Quem, portanto, se abrir, não deixará de ter muitas surpresas, logo a começar pelos tais livros sobre o Génesis. Diga-se, em abono da verdade, que são dos mais interessantes desta segunda parte da obra, pois que, a partir de um dado momento, começamos a entrar num registo em que nos perguntamos se não valeria estar mais a ler a Bíblia em vez de ler narrados em segunda mão os acontecimentos do povo de Israel. A partir de Noé, também, começam uma série de capítulos — perdoem-me, mas não posso classificá-los de outra forma — secantes, sobre a questão das divergências, na contagem dos anos dos patriarcas e das gerações, entre a versão hebraica e a dos Setenta. Por importante que seja o assunto, foi com grande sofrimento que li todas as páginas consagradas a uma coisa que é, para nós, absolutamente irrelevante. Nesta segunda parte temos ainda um livro que pode interessar a alguns, em que se procura mostrar como a vinda de Cristo e a expansão da Igreja estavam já previstas no Antigo Testamento. Sabemos todos que a Igreja o defende, mas é curioso ver a argumentação de perto. Contudo, sem qualquer espécie de dúvida, depois, como digo, daqueles primeiríssimos livros dedicados ao Génesis, o melhor da segunda parte da obra está reservardo para o fim, com os livros sobre a ressureição dos mortos, nomeadamente aquele em que se analisa a sorte dos danados, não, como possam estar a pensar, pela diversão que possa proporcionar a descrição da feira de torturas que se imaginava ser o inferno, mas sim pela forma como Agostinho tenta defender a sua existência, a possibilidade de a carne ressuscitar e a possibilidade de esta não arder no fogo. Podem parecer bizantinices, mas, no que diz respeito, por exemplo, à questão da carne, encontram-se aí alguns dos mais interessantes passos de toda a Civitate.
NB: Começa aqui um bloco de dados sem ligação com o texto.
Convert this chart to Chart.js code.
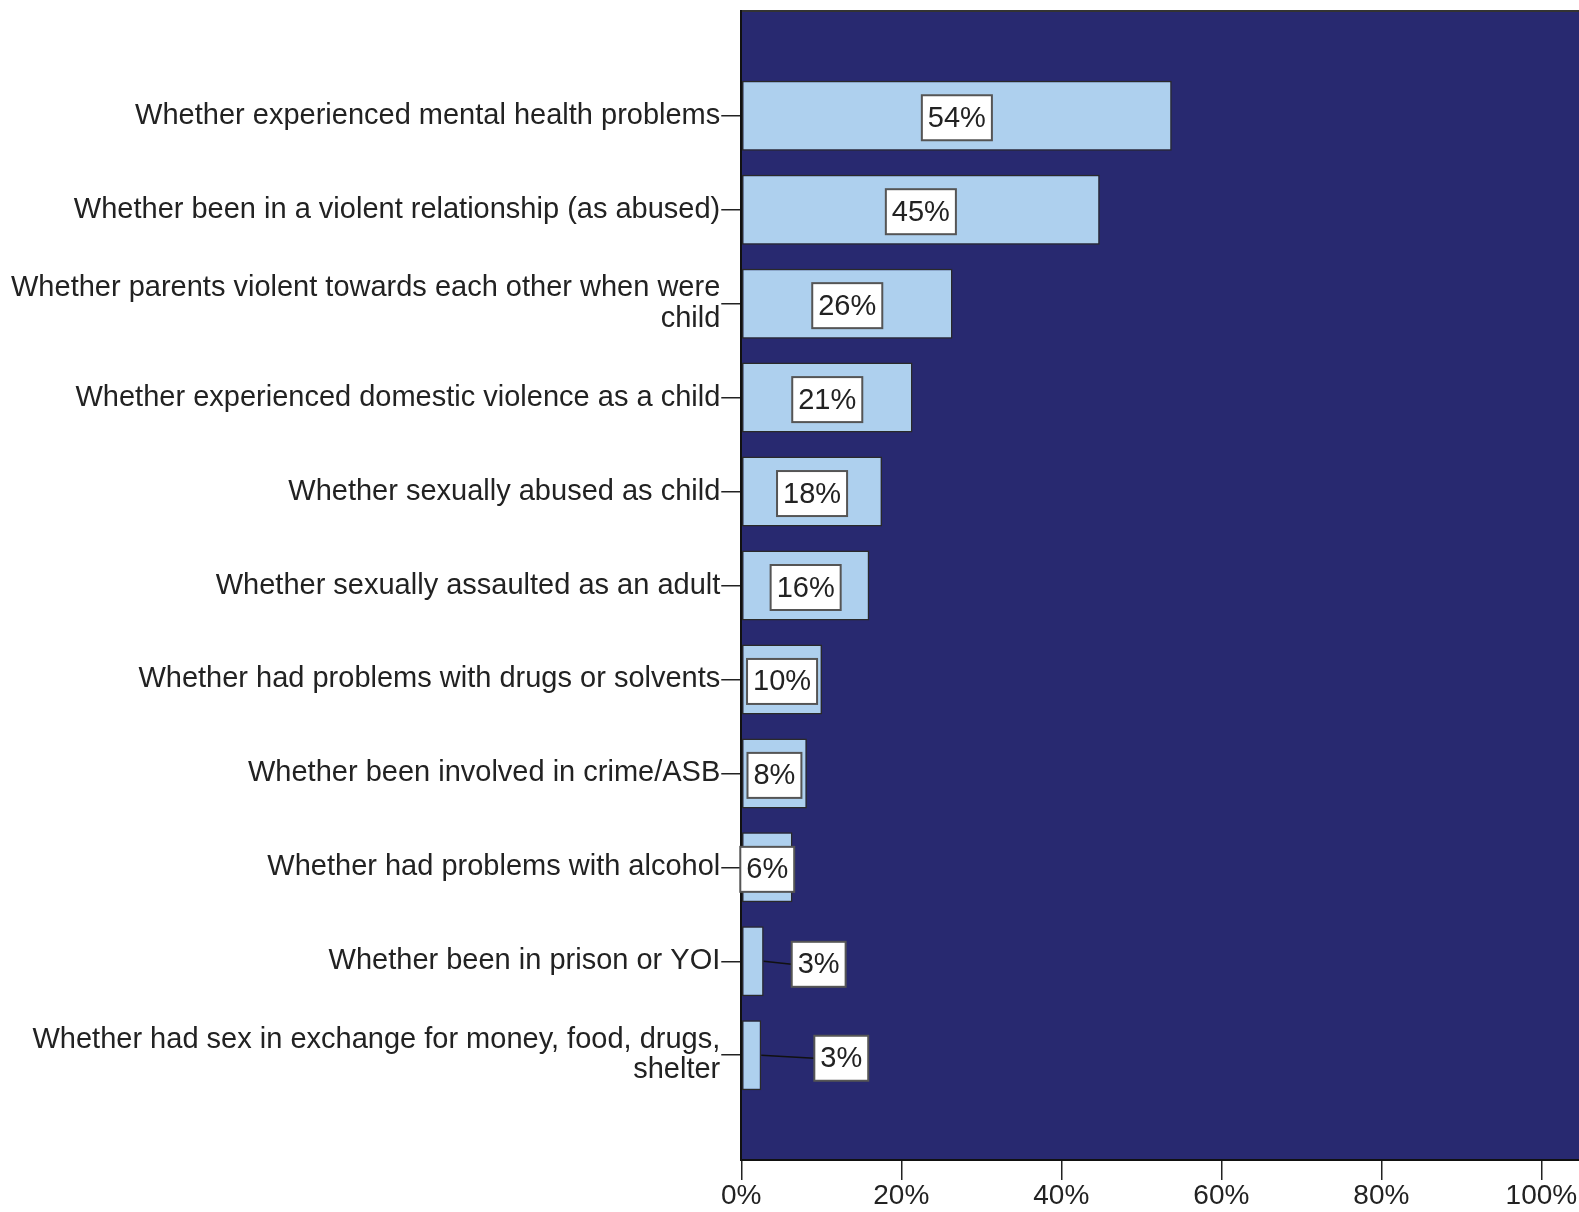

Em suma: a Cidade de Deus ganharia muito em ser antologizada, pois é uma obra muito de altos e baixos, capaz de passagens genuinamente apelativas e outras, pelo contrário, fastidiosas e mesmo insuportáveis. Do ponto de vista da teologia, estamos perante uma obra de, num primeiro momento, polémica apologética e, num segundo, construção de dogmática. Do ponto de vista filosófico, os últimos livros da primeira parte são os mais preciosos, bem como um ou outro capítulo sobre a ressureição, já no fim. Por fim, o livro ganha ainda alguns pontos pelas inúmeras referências que encontramos a cenas do quotidiano, muitas das quais transcrevi aqui no blogue, como seja a descrição dos murais no porto de Cartago ou o momento em que, pela primeira vez, Agostinho viu um íman em acção, mil anos depois de Tales de Mileto. Esses momentos, breves, mas recorrentes, aligeiram o tom da obra, e valorizam-na. O facto, porém, de estarem espalhados, fortifica a minha convicação de que a obra ganharia, de facto, com uma selecção do que tem de melhor, uma antologia dos melhores passos de filosofia, teologia e quotidiano, colecção essa que teria obrigatoriamente de começar por uma transcrição, na íntegra, do primeiro livro.